Abigail Nussbaum said...

I had a complicated relationship with the narrator when I first read Rebecca. At first I pitied her and hoped things would turn out well for her. Then I started losing patience - she was falling for such obvious tricks and behaving like such a ninny! (It didn't help that I'd already seen the film and knew exactly what Mrs. Danvers was doing, although I think I would have guessed the business with the costume on my own.) At the book's turning point, when the narrator learns what Maxim did and decides to help him get away with it, I started losing all sympathy - she genuinely didn't care that he'd killed his wife. All that mattered was that he said he cared about her. She ends the book as a rather monstrous person, in my opinion, and at least Rebecca had been upfront about her monstrousness.

I agree that Beauman's introduction is overstated, as is her thesis, but I think she has a point when she argues that Rebecca is the novel's real main character. Certainly she's the one who comes closest to triumphing.

I got the impression from Jane Eyre (although I haven't read it in a while) that Mr. Rochester was just as promiscuous as Bertha

I think what we're supposed to understand from the book is that Rochester was fairly upstanding before his marriage, but that after he realized he'd been saddled with a lunatic for life, he made for the continent, and a life of dissipation. And I don't think Bronte forgives him for this - he is censured and in many ways punished for this behavior, and he doesn't get to be happy until he repents of it - but she certainly feels that he was justified in his desperation.

Helen Louise said...

I've finally gotten around to reading The Crimson Petal and the White... was thinking about this post recently, then discovered that thanks to the recent TV adaptation, copies were in abundance at the bookshop. Great stuff, thanks for writing about it here :)
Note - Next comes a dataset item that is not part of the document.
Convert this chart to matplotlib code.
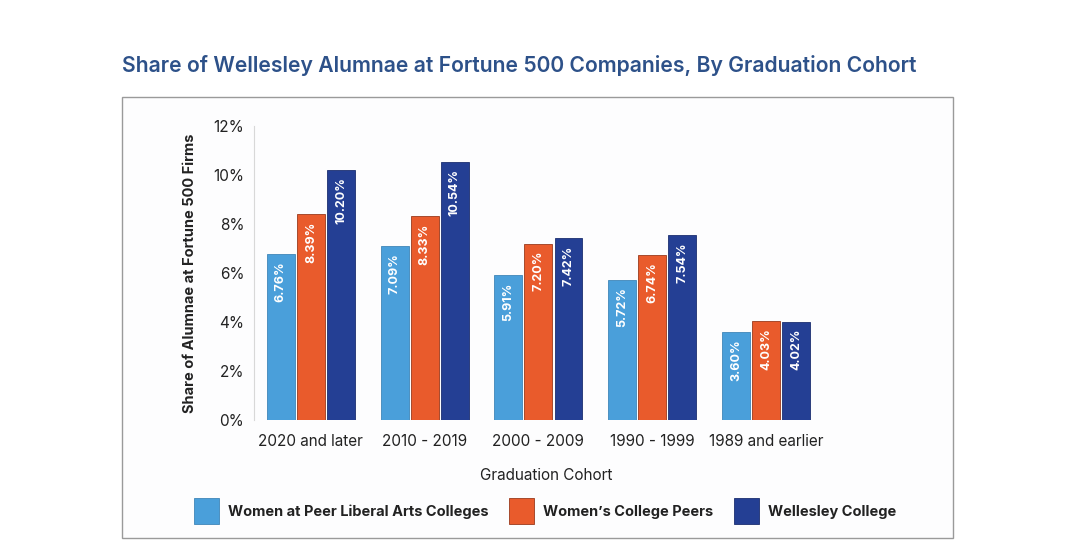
import matplotlib
matplotlib.use("Agg")
import matplotlib.pyplot as plt
from matplotlib.patches import Rectangle, Patch
import numpy as np

categories = ["2020 and later", "2010 - 2019", "2000 - 2009", "1990 - 1999", "1989 and earlier"]
series_names = ["Women at Peer Liberal Arts Colleges", "Women\u2019s College Peers", "Wellesley College"]
peer_lac = [6.76, 7.09, 5.91, 5.72, 3.60]
womens_peers = [8.39, 8.33, 7.20, 6.74, 4.03]
wellesley = [10.20, 10.54, 7.42, 7.54, 4.02]
yticks = [0, 2, 4, 6, 8, 10, 12]

colors = ["#4A9FDA", "#E95B2C", "#243F94"]
edges = ["#3F86B8", "#9A3A1C", "#1B2F70"]

plt.rcParams['font.family'] = ['Inter', 'DejaVu Sans']

W, H = 1080, 560
fig = plt.figure(figsize=(W / 100, H / 100), dpi=100)
fig.patch.set_facecolor("white")

def fx(px):
    return px / W

def fy(py):
    return 1 - py / H

# frame box
fig.patches.append(Rectangle((fx(122), fy(538)), fx(953) - fx(122), fy(97) - fy(538),
                             transform=fig.transFigure, facecolor="#FDFDFE",
                             edgecolor="#9A9A9A", linewidth=1.0, zorder=-10))

fig.text(fx(122), fy(65), "Share of Wellesley Alumnae at Fortune 500 Companies, By Graduation Cohort",
         fontsize=15.2, fontweight="semibold", color="#2D5189", ha="left", va="center")

ax = fig.add_axes([fx(254), fy(420), fx(830) - fx(254), fy(126) - fy(420)])
ax.set_facecolor("none")
ax.set_zorder(2)

x = np.arange(len(categories))
width = 0.245
offset = 0.264
data = [peer_lac, womens_peers, wellesley]
for i, (vals, c, e) in enumerate(zip(data, colors, edges)):
    pos = x + (i - 1) * offset
    ax.bar(pos, vals, width=width, color=c, edgecolor=e, linewidth=0.6, zorder=2)
    for xp, v in zip(pos, vals):
        ax.text(xp, v - 0.3, f"{v:.2f}%", rotation=90, ha="center", va="top",
                color="white", fontsize=9, fontweight="bold", zorder=3)

ax.set_xlim(-0.5, (830 - 311) / 113.75)
ax.set_ylim(0, 12)
ax.set_yticks(yticks)
ax.set_yticklabels([f"{t}%" for t in yticks], fontsize=11, color="#222222")
ax.set_xticks(x)
ax.set_xticklabels(categories, fontsize=11, color="#222222")
ax.tick_params(axis="both", length=0)
ax.tick_params(axis="y", pad=7)
ax.tick_params(axis="x", pad=10)
for s in ["top", "right", "bottom"]:
    ax.spines[s].set_visible(False)
ax.spines["left"].set_color("#D8D8D8")
ax.spines["left"].set_linewidth(0.8)

ax.set_ylabel("Share of Alumnae at Fortune 500 Firms", fontsize=10.5, fontweight="bold",
              color="#222222", labelpad=12)
fig.text(fx(546), fy(476), "Graduation Cohort", fontsize=11, color="#222222",
         ha="center", va="center")

handles = [Patch(facecolor=c, edgecolor=e, linewidth=0.6) for c, e in zip(colors, edges)]
leg = fig.legend(handles, series_names, loc="center", bbox_to_anchor=(fx(545), fy(511)),
                 ncol=3, frameon=False, handlelength=1.75, handleheight=2.3,
                 handletextpad=0.6, columnspacing=1.4,
                 prop={"size": 10.5, "weight": "bold"})
for t in leg.get_texts():
    t.set_color("#222222")

fig.savefig("out.png", dpi=100, facecolor="white")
If you've not read Brick Lane by Monica Ali, you may like it, though it's about relatively contemporary Bangladeshi immigrants to Britain rather than Victorian Londoners, it seemed to share a few themes with Crimson. Both novels focus on the relative powerlessness of the female protagonists, both of whom take their fate into their own hands at the story's climax. Both novels have somewhat buffoonish male characters who see the female protagonist as an accessory to their lifestyle, not really quite noticing the woman's own personhood... but both novels are rather tender with these buffoonish males, portraying their faults clearly but also allowing readers to draw their own conclusions (Chanu loves to rail against racism, it's never clear whether he's using this as an excuse or whether he is genuinely the victim of discrimination... His various pretensions also seem at first ridiculous but after a while they seem like harmless eccentricities - perhaps they are even the defence mechanisms that he uses to tackle an often harsh and judgmental world.) And both novels deal with ideas about women's purity and sexuality within a society where women's modesty is tightly regulated and controlled - where a woman's worth can be destroyed if her virtue is in question.